_Stated task_
Reproduce the listing word for word, leaving every picture behind.

_Data excerpt_
========================================================================
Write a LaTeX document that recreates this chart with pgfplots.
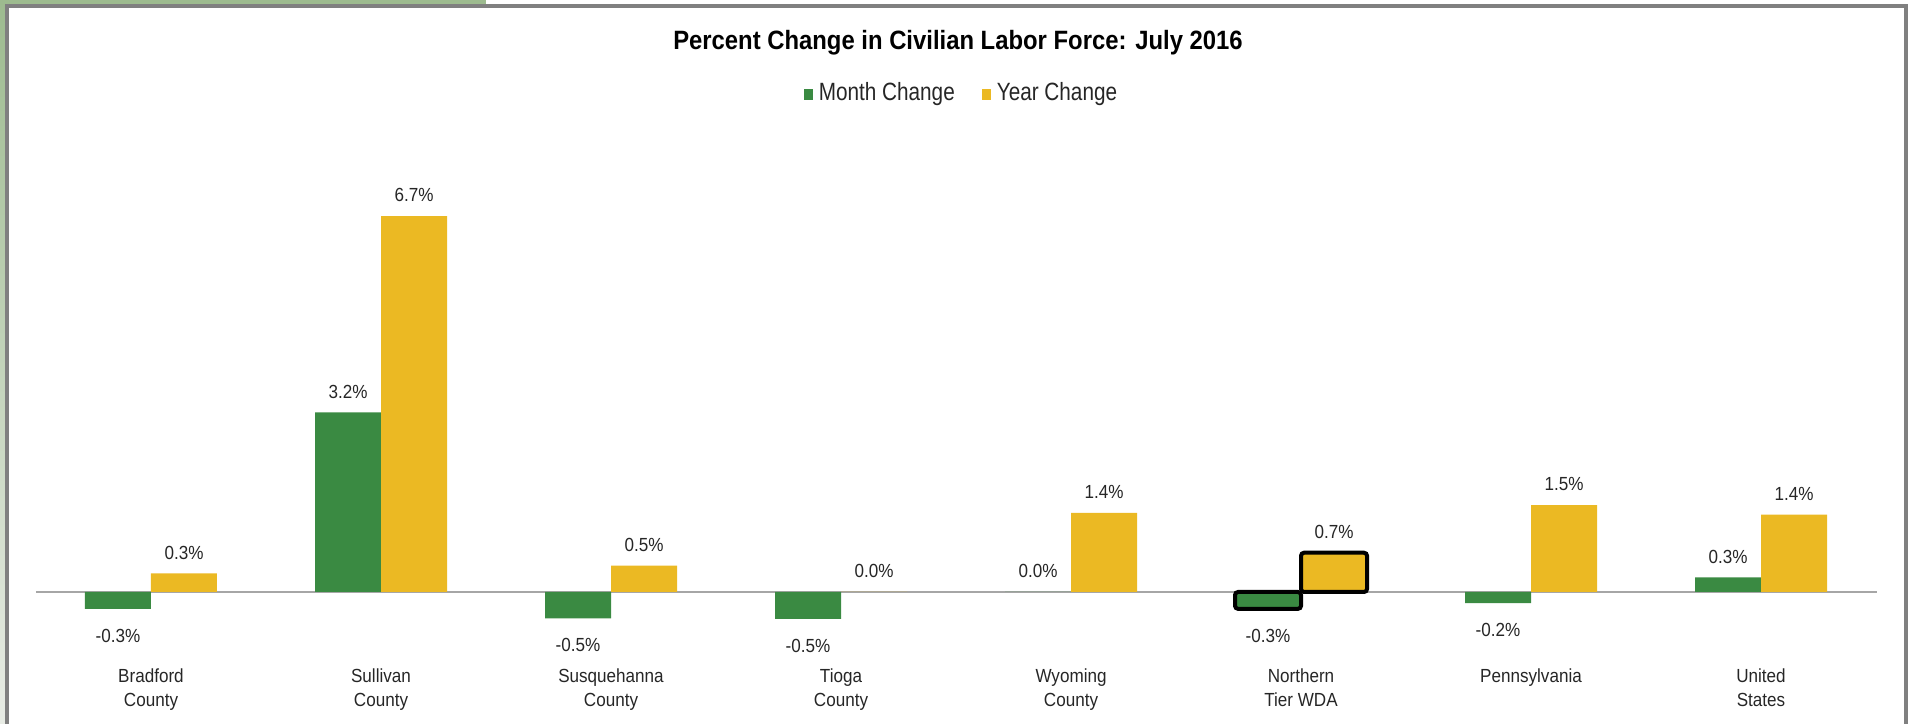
\documentclass[border=0pt]{standalone}
\usepackage{fontspec}
\setmainfont{Liberation Sans}
\newfontfamily\lblfont{Liberation Sans}[FakeStretch=0.9]
\newfontfamily\legfont{Liberation Sans}[FakeStretch=0.83]
\newfontfamily\ttlfont{Liberation Sans}[FakeStretch=0.9]
\usepackage{pgfplots}
\usepackage{pgfplotstable}
\pgfplotsset{compat=1.18}
\definecolor{mgreen}{RGB}{58,138,66}
\definecolor{myellow}{RGB}{235,185,35}
\definecolor{framegreen}{RGB}{157,187,143}
\definecolor{framegreenlight}{RGB}{232,236,229}
\definecolor{framegray}{RGB}{128,128,128}
\definecolor{zerogray}{RGB}{166,166,166}
\definecolor{txt}{RGB}{38,38,38}

\pgfplotstableread{
x m ml y yl
0 -0.30 -0.3 0.33 0.3
1 3.20 3.2 6.70 6.7
2 -0.47 -0.5 0.47 0.5
3 -0.48 -0.5 0.00 0.0
4 0.00 0.0 1.41 1.4
5 -0.30 -0.3 0.70 0.7
6 -0.20 -0.2 1.55 1.5
7 0.26 0.3 1.38 1.4
}\datatable

\begin{document}
\begin{tikzpicture}
\begin{axis}[
  ybar=0pt,
  at={(0,0)}, anchor=south west,
  scale only axis, width=191.1mm, height=72.4mm,
  xmin=-0.6565, xmax=7.652, ymin=-2.353, ymax=10.553,
  clip=false,
  axis line style={draw=none},
  major tick length=0pt,
  ytick=\empty,
  xtick={0,...,7},
  xticklabels={{Bradford\\County},{Sullivan\\County},{Susquehanna\\County},{Tioga\\County},{Wyoming\\County},{Northern\\Tier WDA},{Pennsylvania},{United\\States}},
  xticklabel style={font=\lblfont\fontsize{5.4}{6.75}\selectfont, text=txt, align=center, anchor=north, inner sep=0pt, yshift=5.6mm},
  bar width=6.6mm,
  legend image code/.code={\fill[#1,draw=none] (0mm,-0.55mm) rectangle (0.95mm,0.55mm);},
  legend style={draw=none, fill=none, legend columns=2, at={(0.5026,0.870)}, anchor=center,
    font=\legfont\fontsize{7.11}{8}\selectfont, text=txt,
    nodes={inner sep=0pt},
    /tikz/every odd column/.append style={column sep=0.55mm},
    /tikz/every even column/.append style={column sep=2.7mm}},
  every node near coord/.append style={font=\lblfont\fontsize{5.4}{6.3}\selectfont, text=txt, anchor=base, yshift=\myshift mm, inner sep=0pt},
]
\draw[zerogray, line width=0.2mm] (axis cs:-0.5,0) -- (axis cs:7.504,0);
\addplot[fill=mgreen, draw=none, bar shift=-3.3mm,
  point meta=explicit symbolic, nodes near coords={\pgfplotspointmeta\%},
  visualization depends on={ifthenelse(rawy<0,-3.33,1.43) \as \myshift}]
  table[x=x, y=m, meta=ml] {\datatable};
\addlegendentry{Month Change}
\addplot[fill=myellow, draw=none, bar shift=3.3mm,
  point meta=explicit symbolic, nodes near coords={\pgfplotspointmeta\%},
  visualization depends on={ifthenelse(rawy<0,-3.33,1.43) \as \myshift}]
  table[x=x, y=y, meta=yl] {\datatable};
\addlegendentry{Year Change}
\addplot[fill=mgreen, draw=black, line width=0.4mm, rounded corners=0.3mm, bar shift=-3.3mm, forget plot]
  coordinates {(5,-0.30)};
\addplot[fill=myellow, draw=black, line width=0.4mm, rounded corners=0.3mm, bar shift=3.3mm, forget plot]
  coordinates {(5,0.70)};
\end{axis}
\begin{scope}[x=0.1mm, y=0.1mm]
\shade[top color=framegreen, bottom color=framegreenlight] (0,0) rectangle (5,724);
\fill[framegreen] (0,719) rectangle (486,724);
\draw[framegray, line width=0.4mm] (7,0) -- (7,717.5) -- (1905.5,717.5) -- (1905.5,0);
\node[anchor=base, inner sep=0pt, font=\ttlfont\bfseries\fontsize{7.54}{9}\selectfont] at (958,674.5) {Percent Change in Civilian Labor Force: July 2016};
\pgfresetboundingbox
\path[use as bounding box] (0,0) rectangle (1911,724);
\end{scope}
\end{tikzpicture}
\end{document}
========================================================================
_The output_
Write a LaTeX document that recreates this chart with pgfplots.
\documentclass[border=0pt]{standalone}
\usepackage{fontspec}
\setmainfont{Liberation Sans}
\newfontfamily\lblfont{Liberation Sans}[FakeStretch=0.9]
\newfontfamily\legfont{Liberation Sans}[FakeStretch=0.83]
\newfontfamily\ttlfont{Liberation Sans}[FakeStretch=0.9]
\usepackage{pgfplots}
\usepackage{pgfplotstable}
\pgfplotsset{compat=1.18}
\definecolor{mgreen}{RGB}{58,138,66}
\definecolor{myellow}{RGB}{235,185,35}
\definecolor{framegreen}{RGB}{157,187,143}
\definecolor{framegreenlight}{RGB}{232,236,229}
\definecolor{framegray}{RGB}{128,128,128}
\definecolor{zerogray}{RGB}{166,166,166}
\definecolor{txt}{RGB}{38,38,38}

\pgfplotstableread{
x m ml y yl
0 -0.30 -0.3 0.33 0.3
1 3.20 3.2 6.70 6.7
2 -0.47 -0.5 0.47 0.5
3 -0.48 -0.5 0.00 0.0
4 0.00 0.0 1.41 1.4
5 -0.30 -0.3 0.70 0.7
6 -0.20 -0.2 1.55 1.5
7 0.26 0.3 1.38 1.4
}\datatable

\begin{document}
\begin{tikzpicture}
\begin{axis}[
  ybar=0pt,
  at={(0,0)}, anchor=south west,
  scale only axis, width=191.1mm, height=72.4mm,
  xmin=-0.6565, xmax=7.652, ymin=-2.353, ymax=10.553,
  clip=false,
  axis line style={draw=none},
  major tick length=0pt,
  ytick=\empty,
  xtick={0,...,7},
  xticklabels={{Bradford\\County},{Sullivan\\County},{Susquehanna\\County},{Tioga\\County},{Wyoming\\County},{Northern\\Tier WDA},{Pennsylvania},{United\\States}},
  xticklabel style={font=\lblfont\fontsize{5.4}{6.75}\selectfont, text=txt, align=center, anchor=north, inner sep=0pt, yshift=5.6mm},
  bar width=6.6mm,
  legend image code/.code={\fill[#1,draw=none] (0mm,-0.55mm) rectangle (0.95mm,0.55mm);},
  legend style={draw=none, fill=none, legend columns=2, at={(0.5026,0.870)}, anchor=center,
    font=\legfont\fontsize{7.11}{8}\selectfont, text=txt,
    nodes={inner sep=0pt},
    /tikz/every odd column/.append style={column sep=0.55mm},
    /tikz/every even column/.append style={column sep=2.7mm}},
  every node near coord/.append style={font=\lblfont\fontsize{5.4}{6.3}\selectfont, text=txt, anchor=base, yshift=\myshift mm, inner sep=0pt},
]
\draw[zerogray, line width=0.2mm] (axis cs:-0.5,0) -- (axis cs:7.504,0);
\addplot[fill=mgreen, draw=none, bar shift=-3.3mm,
  point meta=explicit symbolic, nodes near coords={\pgfplotspointmeta\%},
  visualization depends on={ifthenelse(rawy<0,-3.33,1.43) \as \myshift}]
  table[x=x, y=m, meta=ml] {\datatable};
\addlegendentry{Month Change}
\addplot[fill=myellow, draw=none, bar shift=3.3mm,
  point meta=explicit symbolic, nodes near coords={\pgfplotspointmeta\%},
  visualization depends on={ifthenelse(rawy<0,-3.33,1.43) \as \myshift}]
  table[x=x, y=y, meta=yl] {\datatable};
\addlegendentry{Year Change}
\addplot[fill=mgreen, draw=black, line width=0.4mm, rounded corners=0.3mm, bar shift=-3.3mm, forget plot]
  coordinates {(5,-0.30)};
\addplot[fill=myellow, draw=black, line width=0.4mm, rounded corners=0.3mm, bar shift=3.3mm, forget plot]
  coordinates {(5,0.70)};
\end{axis}
\begin{scope}[x=0.1mm, y=0.1mm]
\shade[top color=framegreen, bottom color=framegreenlight] (0,0) rectangle (5,724);
\fill[framegreen] (0,719) rectangle (486,724);
\draw[framegray, line width=0.4mm] (7,0) -- (7,717.5) -- (1905.5,717.5) -- (1905.5,0);
\node[anchor=base, inner sep=0pt, font=\ttlfont\bfseries\fontsize{7.54}{9}\selectfont] at (958,674.5) {Percent Change in Civilian Labor Force: July 2016};
\pgfresetboundingbox
\path[use as bounding box] (0,0) rectangle (1911,724);
\end{scope}
\end{tikzpicture}
\end{document}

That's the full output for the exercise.